Nazzano: il borgo dei sognatori
Ci arrampichiamo verso il castello, oggi sentiamo la necessità di vincere le nostre salite, ma lo facciamo quasi in punta di piedi, per non disturbare. Dalle finestre escono rumori di intimità casalinga, il picchiettare delle posate sui piatti, il vociare confuso della tv, scomodiamo qualche gatto sdraiato a sonnecchiare in mezzo ai vicoli, a godersi il fresco, salutiamo una passante che ci sorride, ci sentiamo un po’ intrusi che spezzano la quiete di una normalissima serata estiva di un borgo, forse poco conosciuto, come Nazzano.
Da alcune finestre traspare la vita, da altre riecheggia l’abbandono, più che abbandono oserei chiamarla attesa, un dolce e sereno attendere di qualcuno che se ne prenda nuovamente cura, che tolga le spranghe alle porte, che riempia le finestre e i balconi di fiori, che ridia forza e slancio al centro storico di un paese che merita di essere raccontato.

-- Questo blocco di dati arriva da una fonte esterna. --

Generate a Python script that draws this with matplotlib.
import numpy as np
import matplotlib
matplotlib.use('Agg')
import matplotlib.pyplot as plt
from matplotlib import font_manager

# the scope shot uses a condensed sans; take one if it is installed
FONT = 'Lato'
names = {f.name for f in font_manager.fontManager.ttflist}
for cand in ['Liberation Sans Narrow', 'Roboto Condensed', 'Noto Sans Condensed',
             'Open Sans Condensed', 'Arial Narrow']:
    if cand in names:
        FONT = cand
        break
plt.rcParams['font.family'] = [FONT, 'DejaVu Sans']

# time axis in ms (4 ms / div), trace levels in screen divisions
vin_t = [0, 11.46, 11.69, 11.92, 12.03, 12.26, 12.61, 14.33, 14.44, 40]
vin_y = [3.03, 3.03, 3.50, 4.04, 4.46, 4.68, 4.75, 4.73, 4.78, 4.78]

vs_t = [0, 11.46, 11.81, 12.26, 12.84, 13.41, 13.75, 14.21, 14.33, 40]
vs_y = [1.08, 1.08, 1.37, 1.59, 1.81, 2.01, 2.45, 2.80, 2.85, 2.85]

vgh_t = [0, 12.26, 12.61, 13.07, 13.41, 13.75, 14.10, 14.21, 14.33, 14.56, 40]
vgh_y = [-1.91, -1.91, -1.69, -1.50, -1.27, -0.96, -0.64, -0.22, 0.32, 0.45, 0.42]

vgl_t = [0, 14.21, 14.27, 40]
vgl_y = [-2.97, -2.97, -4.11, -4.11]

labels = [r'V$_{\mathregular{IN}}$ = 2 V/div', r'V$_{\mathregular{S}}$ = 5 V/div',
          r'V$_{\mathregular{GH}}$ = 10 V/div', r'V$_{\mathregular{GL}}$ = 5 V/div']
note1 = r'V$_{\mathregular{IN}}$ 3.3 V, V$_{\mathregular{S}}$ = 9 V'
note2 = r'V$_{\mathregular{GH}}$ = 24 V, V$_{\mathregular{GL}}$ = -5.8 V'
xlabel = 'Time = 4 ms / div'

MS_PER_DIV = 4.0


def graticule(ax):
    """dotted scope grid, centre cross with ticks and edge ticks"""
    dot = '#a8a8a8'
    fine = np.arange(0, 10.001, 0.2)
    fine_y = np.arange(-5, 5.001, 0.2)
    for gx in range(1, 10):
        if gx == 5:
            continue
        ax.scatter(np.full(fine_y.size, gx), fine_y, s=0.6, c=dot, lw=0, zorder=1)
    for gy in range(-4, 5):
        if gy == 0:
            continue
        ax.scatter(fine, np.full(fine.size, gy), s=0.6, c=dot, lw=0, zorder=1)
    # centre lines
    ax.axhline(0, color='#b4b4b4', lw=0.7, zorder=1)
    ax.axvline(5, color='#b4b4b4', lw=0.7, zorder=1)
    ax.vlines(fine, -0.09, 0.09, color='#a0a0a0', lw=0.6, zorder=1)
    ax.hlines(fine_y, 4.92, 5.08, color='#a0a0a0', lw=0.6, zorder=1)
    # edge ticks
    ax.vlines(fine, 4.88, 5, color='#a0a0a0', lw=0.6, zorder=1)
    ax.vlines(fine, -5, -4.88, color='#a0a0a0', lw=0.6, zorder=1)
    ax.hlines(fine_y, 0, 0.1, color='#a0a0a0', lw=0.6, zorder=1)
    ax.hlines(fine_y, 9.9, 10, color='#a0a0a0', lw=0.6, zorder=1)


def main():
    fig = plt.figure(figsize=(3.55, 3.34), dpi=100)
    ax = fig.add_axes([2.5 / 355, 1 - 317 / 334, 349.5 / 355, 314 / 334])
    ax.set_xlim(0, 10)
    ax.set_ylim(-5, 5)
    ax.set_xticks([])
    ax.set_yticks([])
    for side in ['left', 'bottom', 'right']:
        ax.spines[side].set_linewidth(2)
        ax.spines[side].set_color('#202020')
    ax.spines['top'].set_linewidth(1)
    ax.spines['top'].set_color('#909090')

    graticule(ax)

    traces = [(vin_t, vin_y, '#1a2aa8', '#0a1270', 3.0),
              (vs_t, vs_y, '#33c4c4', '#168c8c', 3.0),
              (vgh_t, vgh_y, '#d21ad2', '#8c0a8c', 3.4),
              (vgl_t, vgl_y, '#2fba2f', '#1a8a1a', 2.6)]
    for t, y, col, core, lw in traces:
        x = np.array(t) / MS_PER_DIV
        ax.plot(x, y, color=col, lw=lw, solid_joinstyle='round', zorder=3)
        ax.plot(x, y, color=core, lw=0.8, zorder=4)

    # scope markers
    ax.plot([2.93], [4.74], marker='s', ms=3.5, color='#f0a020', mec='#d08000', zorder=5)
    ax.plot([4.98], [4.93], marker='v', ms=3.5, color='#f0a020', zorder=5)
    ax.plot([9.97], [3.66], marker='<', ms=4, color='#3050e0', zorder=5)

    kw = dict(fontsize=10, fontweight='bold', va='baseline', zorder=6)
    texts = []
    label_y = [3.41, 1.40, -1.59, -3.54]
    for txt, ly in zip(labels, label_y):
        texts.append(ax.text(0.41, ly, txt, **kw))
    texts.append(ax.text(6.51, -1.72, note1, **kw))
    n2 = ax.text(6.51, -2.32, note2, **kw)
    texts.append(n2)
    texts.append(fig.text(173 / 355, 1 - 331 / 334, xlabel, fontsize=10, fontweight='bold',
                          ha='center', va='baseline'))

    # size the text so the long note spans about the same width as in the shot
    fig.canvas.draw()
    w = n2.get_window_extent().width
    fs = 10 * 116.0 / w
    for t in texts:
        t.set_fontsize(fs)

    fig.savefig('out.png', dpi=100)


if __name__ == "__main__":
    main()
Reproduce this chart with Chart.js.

Giungiamo al castello, per scoprire con profonda amarezza che è chiuso da 20 anni! Un tale gioiello affacciato sulla valle del Tevere chiuso da decenni e dimenticato.. Con gli occhi dell’immaginazione, quel piccolo cortile antistante l’ingresso transennato si riempie magicamente di fiori e di accortezze, di bambini seduti sugli scalini a mangiare gelato, di vecchietti a ridere e a chiacchierare. E’ ora di riprenderceli questi nostri borghi, questi nostri gioielli, questi grovigli di vicoli, di chiese, di torri e di meraviglie!
Si accendono all’improvviso i lampioni mentre scendiamo, Nazzano ci saluta così, regalandoci la poesia di un borgo che respira silenziosamente e noi con esso e dal quale si gode di un panorama immenso e saziante. Infilo per caso gli occhi dentro una porta aperta, un bel signore di una certa età, coi capelli bianchi e il viso pieno di un’eleganza d’altri tempi, siede in poltrona di fronte alla tv.. “scusi, mi sa dire da quanto tempo è chiuso il castello?”, chiedo e, senza nascondere le sue origini indubbiamente anglosassoni, mi sento rispondere: “da almeno 20 anni purtroppo”.
Ecco, l’immagine di quell’uomo, giunto da chissà dove fin là, proprio là, non me la dimenticherò mai. Mi piace pensare che egli, come me, abbia intuito perfettamente quanta bellezza risieda in quel borgo, quanta poesia sprigioni e se solo rifiorisse tornerebbe a colmarsi di vita, di turisti curiosi, di passeggiatori “avidi”, ma forse il suo fascino sta proprio in questo suo non essere così, cucito su un’altura a perdersi nel panorama che ha di fronte agli occhi. Per questo motivo lo ricorderemo sempre con piacere, sorridendo e raccontandolo come il borgo dei sognatori!